- _What you need to do_
In the data below, find each line containing the string "this" and return it.
%%
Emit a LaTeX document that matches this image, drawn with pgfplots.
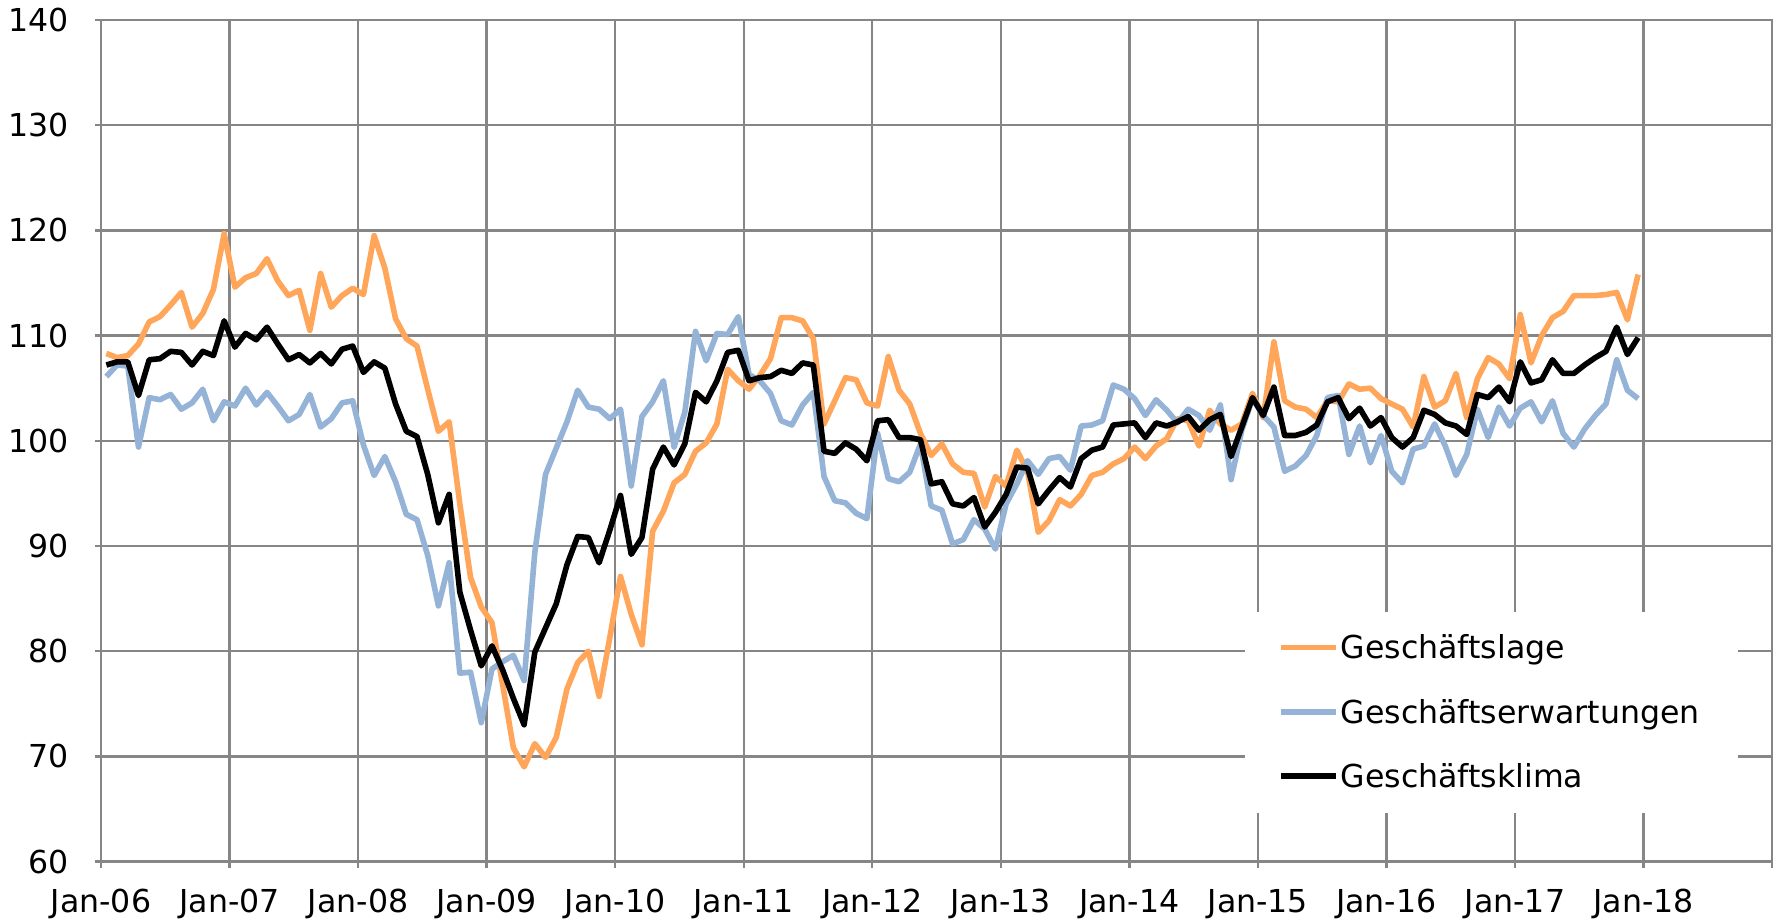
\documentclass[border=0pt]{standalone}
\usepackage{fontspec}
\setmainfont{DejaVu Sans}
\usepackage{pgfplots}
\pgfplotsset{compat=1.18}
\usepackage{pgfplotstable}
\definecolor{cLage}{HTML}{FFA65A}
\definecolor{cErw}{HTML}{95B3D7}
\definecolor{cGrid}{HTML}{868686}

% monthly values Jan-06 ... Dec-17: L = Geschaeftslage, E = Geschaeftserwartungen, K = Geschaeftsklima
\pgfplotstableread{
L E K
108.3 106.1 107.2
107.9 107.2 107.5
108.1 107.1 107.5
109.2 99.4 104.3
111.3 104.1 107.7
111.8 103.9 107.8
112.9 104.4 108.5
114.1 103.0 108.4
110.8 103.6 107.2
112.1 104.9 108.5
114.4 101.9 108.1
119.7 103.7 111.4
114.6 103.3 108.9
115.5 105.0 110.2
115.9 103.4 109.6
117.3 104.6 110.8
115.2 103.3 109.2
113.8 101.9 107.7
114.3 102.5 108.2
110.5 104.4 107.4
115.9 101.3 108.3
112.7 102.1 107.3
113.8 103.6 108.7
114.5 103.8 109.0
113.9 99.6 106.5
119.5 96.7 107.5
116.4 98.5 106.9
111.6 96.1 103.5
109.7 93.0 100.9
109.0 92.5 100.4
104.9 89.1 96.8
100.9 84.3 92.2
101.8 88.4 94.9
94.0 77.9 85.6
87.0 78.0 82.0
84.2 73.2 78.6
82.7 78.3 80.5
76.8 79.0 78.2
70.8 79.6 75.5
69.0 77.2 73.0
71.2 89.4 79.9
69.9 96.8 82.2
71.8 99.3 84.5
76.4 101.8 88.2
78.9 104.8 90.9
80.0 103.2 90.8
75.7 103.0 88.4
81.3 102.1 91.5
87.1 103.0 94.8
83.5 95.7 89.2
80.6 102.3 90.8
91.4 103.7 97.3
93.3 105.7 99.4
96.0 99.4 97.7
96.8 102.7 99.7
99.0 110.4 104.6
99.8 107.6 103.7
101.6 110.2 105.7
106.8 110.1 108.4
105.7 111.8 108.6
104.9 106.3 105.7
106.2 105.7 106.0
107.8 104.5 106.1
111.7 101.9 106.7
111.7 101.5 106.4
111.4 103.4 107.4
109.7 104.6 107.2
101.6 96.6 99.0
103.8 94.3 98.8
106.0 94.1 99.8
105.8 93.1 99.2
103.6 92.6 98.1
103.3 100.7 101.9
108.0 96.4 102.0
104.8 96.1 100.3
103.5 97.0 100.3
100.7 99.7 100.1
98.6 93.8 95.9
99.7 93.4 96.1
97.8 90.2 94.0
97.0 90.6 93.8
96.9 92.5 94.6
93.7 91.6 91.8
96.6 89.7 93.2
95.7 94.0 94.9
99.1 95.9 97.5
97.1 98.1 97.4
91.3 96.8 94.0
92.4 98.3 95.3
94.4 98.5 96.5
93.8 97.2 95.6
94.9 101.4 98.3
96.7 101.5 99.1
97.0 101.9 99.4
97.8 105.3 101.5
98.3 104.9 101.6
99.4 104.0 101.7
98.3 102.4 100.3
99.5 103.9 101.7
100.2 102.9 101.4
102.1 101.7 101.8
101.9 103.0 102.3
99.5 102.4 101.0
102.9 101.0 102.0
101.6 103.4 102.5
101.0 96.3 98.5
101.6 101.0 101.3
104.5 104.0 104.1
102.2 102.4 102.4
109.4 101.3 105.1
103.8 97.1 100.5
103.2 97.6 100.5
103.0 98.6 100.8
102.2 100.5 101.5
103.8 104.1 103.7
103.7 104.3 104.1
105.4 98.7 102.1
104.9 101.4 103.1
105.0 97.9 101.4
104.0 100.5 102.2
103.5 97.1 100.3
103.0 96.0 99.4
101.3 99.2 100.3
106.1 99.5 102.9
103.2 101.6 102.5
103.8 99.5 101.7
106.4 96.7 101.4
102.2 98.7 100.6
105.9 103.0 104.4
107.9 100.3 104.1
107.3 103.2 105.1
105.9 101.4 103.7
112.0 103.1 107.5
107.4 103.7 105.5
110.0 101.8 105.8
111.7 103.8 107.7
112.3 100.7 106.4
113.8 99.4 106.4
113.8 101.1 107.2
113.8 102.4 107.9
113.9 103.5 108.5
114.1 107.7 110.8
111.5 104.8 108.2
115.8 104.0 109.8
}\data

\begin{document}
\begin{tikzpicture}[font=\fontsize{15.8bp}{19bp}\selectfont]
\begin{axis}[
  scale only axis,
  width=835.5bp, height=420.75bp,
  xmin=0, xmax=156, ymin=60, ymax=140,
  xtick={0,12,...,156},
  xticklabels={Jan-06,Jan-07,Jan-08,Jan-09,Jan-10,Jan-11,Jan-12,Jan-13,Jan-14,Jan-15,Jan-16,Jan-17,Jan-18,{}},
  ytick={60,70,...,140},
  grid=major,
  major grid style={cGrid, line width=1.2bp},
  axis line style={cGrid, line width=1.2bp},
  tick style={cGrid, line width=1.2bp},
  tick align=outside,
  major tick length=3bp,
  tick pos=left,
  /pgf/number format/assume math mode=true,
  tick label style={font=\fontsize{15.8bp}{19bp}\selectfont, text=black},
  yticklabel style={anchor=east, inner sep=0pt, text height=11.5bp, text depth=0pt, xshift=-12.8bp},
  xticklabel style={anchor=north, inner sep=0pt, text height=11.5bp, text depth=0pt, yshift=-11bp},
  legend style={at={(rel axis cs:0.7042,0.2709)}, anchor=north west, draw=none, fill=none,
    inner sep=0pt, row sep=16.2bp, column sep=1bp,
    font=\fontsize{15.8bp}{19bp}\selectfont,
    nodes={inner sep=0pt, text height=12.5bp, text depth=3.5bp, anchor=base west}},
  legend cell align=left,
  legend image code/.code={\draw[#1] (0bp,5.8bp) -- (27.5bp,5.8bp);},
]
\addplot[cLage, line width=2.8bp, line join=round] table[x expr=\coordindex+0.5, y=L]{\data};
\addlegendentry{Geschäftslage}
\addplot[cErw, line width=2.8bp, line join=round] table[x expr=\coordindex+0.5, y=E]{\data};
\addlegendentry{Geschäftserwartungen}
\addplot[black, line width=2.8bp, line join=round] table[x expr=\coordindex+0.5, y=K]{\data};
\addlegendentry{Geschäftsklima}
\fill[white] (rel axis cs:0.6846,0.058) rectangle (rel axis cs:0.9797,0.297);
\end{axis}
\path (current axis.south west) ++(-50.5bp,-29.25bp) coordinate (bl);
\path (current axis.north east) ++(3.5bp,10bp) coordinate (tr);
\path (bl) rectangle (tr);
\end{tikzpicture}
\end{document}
%%
%%
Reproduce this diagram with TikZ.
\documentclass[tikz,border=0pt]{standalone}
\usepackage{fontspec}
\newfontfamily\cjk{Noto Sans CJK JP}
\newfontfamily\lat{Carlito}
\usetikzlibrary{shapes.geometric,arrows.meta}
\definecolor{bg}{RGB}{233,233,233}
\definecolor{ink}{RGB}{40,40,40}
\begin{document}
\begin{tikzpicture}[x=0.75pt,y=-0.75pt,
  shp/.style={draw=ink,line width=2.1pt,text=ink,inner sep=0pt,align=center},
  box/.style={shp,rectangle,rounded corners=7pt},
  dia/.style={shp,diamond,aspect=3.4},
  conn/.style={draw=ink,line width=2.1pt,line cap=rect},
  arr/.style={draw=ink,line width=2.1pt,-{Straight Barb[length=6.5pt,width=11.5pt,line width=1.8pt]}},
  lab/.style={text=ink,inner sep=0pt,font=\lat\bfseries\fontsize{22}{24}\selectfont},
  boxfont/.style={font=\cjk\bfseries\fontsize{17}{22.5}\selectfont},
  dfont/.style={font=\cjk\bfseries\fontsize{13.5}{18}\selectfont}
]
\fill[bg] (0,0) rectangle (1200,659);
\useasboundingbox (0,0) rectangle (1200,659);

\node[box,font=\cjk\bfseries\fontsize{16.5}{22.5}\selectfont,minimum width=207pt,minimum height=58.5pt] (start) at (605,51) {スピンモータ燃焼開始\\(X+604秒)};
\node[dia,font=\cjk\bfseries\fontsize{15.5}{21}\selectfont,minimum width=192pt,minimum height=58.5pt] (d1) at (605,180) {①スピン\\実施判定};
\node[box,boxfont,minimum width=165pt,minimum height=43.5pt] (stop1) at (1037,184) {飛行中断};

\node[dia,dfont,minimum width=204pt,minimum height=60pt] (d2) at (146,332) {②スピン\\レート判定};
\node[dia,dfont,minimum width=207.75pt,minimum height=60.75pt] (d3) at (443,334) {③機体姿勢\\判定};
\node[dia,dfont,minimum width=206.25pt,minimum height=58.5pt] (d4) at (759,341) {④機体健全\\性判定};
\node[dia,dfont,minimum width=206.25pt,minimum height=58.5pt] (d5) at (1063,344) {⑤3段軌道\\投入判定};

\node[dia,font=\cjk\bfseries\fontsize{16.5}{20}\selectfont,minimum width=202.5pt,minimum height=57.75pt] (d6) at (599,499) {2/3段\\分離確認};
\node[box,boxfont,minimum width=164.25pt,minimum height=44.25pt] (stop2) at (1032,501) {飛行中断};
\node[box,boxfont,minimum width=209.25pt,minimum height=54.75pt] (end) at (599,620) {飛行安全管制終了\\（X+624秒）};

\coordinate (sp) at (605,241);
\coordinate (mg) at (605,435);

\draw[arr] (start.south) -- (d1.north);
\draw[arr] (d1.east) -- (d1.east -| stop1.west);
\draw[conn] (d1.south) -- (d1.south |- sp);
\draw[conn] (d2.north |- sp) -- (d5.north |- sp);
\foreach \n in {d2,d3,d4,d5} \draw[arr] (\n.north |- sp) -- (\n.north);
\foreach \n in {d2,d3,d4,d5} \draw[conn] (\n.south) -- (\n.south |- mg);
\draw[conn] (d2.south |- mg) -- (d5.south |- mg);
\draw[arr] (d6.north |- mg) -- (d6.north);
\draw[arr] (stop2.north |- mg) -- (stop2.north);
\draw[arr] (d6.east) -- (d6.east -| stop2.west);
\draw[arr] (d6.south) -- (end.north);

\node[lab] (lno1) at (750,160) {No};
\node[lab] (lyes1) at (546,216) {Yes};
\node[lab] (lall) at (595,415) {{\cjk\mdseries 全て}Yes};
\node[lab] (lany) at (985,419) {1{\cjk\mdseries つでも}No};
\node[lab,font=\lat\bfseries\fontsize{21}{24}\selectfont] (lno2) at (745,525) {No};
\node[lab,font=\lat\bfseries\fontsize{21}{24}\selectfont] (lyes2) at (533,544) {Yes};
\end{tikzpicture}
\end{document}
%%
%%
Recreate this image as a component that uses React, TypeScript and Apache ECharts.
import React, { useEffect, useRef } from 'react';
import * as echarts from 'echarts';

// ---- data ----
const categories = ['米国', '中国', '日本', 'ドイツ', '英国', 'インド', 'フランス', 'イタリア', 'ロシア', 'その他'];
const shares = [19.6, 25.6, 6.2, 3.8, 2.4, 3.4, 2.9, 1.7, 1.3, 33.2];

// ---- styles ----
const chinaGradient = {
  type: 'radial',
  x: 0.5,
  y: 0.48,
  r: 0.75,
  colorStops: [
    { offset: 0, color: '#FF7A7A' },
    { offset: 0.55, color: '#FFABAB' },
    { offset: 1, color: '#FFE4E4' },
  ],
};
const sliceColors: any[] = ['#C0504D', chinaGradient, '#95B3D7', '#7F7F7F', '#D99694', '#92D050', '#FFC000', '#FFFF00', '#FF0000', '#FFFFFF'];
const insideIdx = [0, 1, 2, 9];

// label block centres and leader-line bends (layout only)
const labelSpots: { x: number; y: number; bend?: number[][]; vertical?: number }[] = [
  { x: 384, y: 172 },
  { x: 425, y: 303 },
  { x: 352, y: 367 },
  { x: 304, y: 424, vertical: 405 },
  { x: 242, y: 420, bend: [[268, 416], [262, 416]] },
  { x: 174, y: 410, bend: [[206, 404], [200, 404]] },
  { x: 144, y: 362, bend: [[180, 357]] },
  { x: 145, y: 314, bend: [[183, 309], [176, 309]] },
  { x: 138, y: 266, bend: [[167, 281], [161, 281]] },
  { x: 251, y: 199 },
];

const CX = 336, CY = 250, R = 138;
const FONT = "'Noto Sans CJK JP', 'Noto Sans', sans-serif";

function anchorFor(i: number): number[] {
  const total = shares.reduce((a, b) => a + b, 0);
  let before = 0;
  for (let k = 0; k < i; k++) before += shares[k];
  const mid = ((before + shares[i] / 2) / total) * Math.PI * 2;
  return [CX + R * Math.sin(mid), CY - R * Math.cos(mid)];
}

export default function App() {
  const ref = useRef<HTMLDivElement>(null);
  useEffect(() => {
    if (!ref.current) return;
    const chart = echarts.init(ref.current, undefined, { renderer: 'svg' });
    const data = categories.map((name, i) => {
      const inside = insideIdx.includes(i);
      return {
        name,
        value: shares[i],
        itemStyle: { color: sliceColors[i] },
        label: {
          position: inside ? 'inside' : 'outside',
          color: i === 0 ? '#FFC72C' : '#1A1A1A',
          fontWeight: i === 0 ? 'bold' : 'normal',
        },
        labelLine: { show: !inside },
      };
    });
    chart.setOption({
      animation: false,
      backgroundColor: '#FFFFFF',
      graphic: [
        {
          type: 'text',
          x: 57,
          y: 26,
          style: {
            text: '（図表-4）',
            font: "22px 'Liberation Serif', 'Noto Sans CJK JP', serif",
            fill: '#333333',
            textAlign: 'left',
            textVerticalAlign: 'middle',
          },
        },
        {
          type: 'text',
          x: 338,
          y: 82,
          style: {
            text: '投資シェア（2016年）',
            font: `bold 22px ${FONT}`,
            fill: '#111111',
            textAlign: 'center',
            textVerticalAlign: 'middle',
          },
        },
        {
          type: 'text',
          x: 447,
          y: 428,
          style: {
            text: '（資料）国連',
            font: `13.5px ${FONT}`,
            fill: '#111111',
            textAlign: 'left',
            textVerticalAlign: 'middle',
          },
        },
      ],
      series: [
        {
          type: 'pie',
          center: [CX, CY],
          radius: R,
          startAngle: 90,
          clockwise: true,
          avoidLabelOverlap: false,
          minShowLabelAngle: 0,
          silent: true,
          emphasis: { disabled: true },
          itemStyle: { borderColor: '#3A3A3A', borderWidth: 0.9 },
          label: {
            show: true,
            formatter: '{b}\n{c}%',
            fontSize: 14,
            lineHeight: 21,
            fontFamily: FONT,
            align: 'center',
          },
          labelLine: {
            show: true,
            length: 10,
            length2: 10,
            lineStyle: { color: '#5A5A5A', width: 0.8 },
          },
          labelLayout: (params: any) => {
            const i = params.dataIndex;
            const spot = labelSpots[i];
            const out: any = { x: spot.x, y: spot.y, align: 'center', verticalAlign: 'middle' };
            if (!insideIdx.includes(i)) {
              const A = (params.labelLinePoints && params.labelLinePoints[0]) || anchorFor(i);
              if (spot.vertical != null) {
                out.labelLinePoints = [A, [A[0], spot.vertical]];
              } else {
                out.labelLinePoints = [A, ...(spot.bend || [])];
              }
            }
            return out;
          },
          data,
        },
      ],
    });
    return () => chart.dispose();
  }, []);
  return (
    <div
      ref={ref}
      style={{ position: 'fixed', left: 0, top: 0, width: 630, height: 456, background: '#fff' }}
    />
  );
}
%%
- _Answer below_
Emit a LaTeX document that matches this image, drawn with pgfplots.
Reproduce this diagram with TikZ.
Recreate this image as a component that uses React, TypeScript and Apache ECharts.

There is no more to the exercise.